*INSTRUCTION:*
Starting from the top of the material, restate each line exactly until the line that contains "const maxR = 1.5;", which is also copied. Pictures are excluded.

╭─ GIVEN ENTRIES

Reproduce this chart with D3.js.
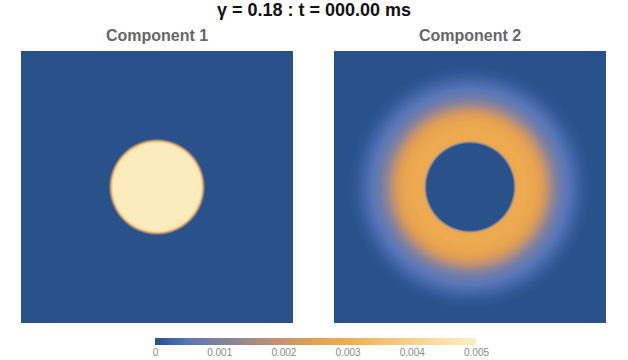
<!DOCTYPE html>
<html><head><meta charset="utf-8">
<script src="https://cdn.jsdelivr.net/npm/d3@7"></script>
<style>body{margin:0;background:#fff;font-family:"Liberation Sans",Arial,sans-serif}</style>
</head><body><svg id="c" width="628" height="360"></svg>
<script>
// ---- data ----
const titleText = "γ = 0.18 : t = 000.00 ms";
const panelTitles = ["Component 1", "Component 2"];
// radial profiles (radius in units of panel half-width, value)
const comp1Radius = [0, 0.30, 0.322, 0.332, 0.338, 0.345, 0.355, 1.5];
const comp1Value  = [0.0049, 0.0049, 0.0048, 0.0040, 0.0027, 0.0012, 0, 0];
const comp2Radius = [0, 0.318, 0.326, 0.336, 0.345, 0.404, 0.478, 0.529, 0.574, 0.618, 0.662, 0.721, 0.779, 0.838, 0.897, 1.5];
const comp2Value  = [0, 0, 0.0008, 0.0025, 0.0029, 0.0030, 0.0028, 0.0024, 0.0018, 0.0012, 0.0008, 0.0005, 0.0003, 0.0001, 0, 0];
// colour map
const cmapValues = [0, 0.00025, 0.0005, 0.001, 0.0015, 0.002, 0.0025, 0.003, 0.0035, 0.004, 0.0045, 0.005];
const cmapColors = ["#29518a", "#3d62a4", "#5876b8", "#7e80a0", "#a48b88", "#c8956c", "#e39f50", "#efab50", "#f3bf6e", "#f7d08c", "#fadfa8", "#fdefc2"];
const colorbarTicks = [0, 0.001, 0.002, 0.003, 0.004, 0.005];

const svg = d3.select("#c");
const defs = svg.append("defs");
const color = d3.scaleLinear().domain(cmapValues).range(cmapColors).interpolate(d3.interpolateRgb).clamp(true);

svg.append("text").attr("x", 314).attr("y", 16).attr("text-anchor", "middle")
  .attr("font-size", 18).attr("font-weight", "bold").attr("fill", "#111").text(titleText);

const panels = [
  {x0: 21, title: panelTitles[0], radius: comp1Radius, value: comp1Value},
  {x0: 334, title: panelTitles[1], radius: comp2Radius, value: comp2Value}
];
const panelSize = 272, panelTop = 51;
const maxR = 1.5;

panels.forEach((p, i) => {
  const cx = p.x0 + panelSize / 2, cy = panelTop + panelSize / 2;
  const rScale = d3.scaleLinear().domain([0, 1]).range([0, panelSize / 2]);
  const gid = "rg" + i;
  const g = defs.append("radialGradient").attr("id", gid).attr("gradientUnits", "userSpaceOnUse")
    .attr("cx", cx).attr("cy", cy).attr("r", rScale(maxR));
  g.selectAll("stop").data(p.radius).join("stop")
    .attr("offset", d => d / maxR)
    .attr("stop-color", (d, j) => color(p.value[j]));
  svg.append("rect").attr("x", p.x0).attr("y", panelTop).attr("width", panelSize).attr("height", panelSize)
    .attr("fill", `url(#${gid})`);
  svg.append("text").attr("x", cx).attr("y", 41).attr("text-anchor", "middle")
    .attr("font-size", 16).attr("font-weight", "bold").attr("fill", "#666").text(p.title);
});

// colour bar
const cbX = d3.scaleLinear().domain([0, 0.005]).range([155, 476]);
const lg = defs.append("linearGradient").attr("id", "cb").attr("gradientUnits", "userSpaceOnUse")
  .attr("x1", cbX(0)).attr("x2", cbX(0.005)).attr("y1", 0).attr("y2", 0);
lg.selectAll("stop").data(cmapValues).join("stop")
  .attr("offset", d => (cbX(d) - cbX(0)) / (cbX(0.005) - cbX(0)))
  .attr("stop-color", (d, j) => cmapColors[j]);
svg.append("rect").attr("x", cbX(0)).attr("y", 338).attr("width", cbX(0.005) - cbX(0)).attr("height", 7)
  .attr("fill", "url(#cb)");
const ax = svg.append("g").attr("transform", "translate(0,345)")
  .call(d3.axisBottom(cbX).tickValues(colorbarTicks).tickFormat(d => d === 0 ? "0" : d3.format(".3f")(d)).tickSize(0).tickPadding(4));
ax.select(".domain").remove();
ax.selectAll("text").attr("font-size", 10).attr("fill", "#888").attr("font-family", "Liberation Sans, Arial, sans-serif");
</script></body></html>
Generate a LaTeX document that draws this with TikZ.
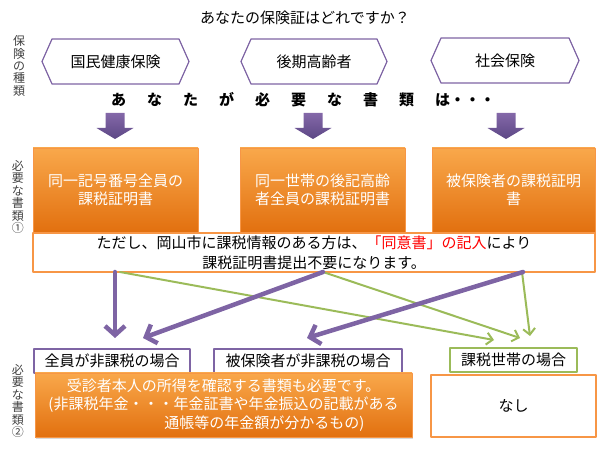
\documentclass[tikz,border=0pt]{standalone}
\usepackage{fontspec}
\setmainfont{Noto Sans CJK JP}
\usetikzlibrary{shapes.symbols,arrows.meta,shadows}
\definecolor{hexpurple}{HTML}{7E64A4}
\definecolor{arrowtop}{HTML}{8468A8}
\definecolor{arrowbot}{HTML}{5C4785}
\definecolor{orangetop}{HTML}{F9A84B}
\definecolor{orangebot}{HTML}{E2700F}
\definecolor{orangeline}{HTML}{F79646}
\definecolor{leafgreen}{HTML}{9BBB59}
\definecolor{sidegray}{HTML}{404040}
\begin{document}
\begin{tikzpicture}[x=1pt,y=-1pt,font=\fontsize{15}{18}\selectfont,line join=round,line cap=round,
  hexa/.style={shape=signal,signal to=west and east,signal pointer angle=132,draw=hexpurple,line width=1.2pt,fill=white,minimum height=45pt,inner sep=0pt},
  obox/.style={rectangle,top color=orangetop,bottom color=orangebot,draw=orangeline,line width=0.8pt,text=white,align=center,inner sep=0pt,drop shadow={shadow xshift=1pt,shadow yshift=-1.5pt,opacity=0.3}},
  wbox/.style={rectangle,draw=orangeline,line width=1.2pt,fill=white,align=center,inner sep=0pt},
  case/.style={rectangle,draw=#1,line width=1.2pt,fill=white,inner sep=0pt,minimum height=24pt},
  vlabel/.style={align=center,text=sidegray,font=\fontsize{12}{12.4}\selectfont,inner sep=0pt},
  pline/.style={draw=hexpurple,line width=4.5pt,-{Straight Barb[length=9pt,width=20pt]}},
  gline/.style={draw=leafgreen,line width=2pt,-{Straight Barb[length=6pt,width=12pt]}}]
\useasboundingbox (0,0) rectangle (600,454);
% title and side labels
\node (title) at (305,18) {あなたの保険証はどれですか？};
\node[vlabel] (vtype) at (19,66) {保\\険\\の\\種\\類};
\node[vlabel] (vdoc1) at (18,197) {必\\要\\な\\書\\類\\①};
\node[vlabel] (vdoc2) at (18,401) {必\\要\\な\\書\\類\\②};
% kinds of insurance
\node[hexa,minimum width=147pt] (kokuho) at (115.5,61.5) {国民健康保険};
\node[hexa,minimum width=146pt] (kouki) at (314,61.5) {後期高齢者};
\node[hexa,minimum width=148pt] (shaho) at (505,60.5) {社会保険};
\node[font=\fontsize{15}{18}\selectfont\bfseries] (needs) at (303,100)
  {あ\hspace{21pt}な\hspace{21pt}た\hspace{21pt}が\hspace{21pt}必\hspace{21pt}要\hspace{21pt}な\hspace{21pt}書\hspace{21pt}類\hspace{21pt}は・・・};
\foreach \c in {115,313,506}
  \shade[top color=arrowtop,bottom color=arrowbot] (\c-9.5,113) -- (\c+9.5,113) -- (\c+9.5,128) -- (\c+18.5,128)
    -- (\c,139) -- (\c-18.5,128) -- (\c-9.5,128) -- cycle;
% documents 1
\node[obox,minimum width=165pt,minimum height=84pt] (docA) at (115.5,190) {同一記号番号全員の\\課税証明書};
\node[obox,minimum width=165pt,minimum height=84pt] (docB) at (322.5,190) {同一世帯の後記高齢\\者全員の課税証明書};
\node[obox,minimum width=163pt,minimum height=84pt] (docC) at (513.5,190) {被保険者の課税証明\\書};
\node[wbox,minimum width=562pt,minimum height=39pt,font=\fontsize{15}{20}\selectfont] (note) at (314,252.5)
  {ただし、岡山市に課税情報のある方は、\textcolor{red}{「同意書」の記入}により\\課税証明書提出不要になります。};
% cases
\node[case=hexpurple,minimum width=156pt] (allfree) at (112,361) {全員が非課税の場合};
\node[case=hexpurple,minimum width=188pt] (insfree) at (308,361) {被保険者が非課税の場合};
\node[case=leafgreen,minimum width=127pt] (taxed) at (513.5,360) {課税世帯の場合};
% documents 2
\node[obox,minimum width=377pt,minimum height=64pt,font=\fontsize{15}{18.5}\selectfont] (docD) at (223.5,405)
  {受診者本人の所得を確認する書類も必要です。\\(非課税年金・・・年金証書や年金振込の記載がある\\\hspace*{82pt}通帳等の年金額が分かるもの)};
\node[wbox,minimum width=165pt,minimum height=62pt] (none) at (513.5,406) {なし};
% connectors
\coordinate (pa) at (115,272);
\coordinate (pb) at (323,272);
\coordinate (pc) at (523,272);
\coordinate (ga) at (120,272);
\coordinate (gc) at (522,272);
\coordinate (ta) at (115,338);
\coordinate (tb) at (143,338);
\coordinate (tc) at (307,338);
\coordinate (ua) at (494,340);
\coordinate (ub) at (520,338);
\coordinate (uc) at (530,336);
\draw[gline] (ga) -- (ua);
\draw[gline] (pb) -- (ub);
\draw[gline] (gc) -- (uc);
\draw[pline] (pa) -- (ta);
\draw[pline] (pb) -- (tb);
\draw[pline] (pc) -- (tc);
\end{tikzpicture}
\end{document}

╰─

*RIGHT ANSWER:*
Reproduce this chart with D3.js.
<!DOCTYPE html>
<html><head><meta charset="utf-8">
<script src="https://cdn.jsdelivr.net/npm/d3@7"></script>
<style>body{margin:0;background:#fff;font-family:"Liberation Sans",Arial,sans-serif}</style>
</head><body><svg id="c" width="628" height="360"></svg>
<script>
// ---- data ----
const titleText = "γ = 0.18 : t = 000.00 ms";
const panelTitles = ["Component 1", "Component 2"];
// radial profiles (radius in units of panel half-width, value)
const comp1Radius = [0, 0.30, 0.322, 0.332, 0.338, 0.345, 0.355, 1.5];
const comp1Value  = [0.0049, 0.0049, 0.0048, 0.0040, 0.0027, 0.0012, 0, 0];
const comp2Radius = [0, 0.318, 0.326, 0.336, 0.345, 0.404, 0.478, 0.529, 0.574, 0.618, 0.662, 0.721, 0.779, 0.838, 0.897, 1.5];
const comp2Value  = [0, 0, 0.0008, 0.0025, 0.0029, 0.0030, 0.0028, 0.0024, 0.0018, 0.0012, 0.0008, 0.0005, 0.0003, 0.0001, 0, 0];
// colour map
const cmapValues = [0, 0.00025, 0.0005, 0.001, 0.0015, 0.002, 0.0025, 0.003, 0.0035, 0.004, 0.0045, 0.005];
const cmapColors = ["#29518a", "#3d62a4", "#5876b8", "#7e80a0", "#a48b88", "#c8956c", "#e39f50", "#efab50", "#f3bf6e", "#f7d08c", "#fadfa8", "#fdefc2"];
const colorbarTicks = [0, 0.001, 0.002, 0.003, 0.004, 0.005];

const svg = d3.select("#c");
const defs = svg.append("defs");
const color = d3.scaleLinear().domain(cmapValues).range(cmapColors).interpolate(d3.interpolateRgb).clamp(true);

svg.append("text").attr("x", 314).attr("y", 16).attr("text-anchor", "middle")
  .attr("font-size", 18).attr("font-weight", "bold").attr("fill", "#111").text(titleText);

const panels = [
  {x0: 21, title: panelTitles[0], radius: comp1Radius, value: comp1Value},
  {x0: 334, title: panelTitles[1], radius: comp2Radius, value: comp2Value}
];
const panelSize = 272, panelTop = 51;
const maxR = 1.5;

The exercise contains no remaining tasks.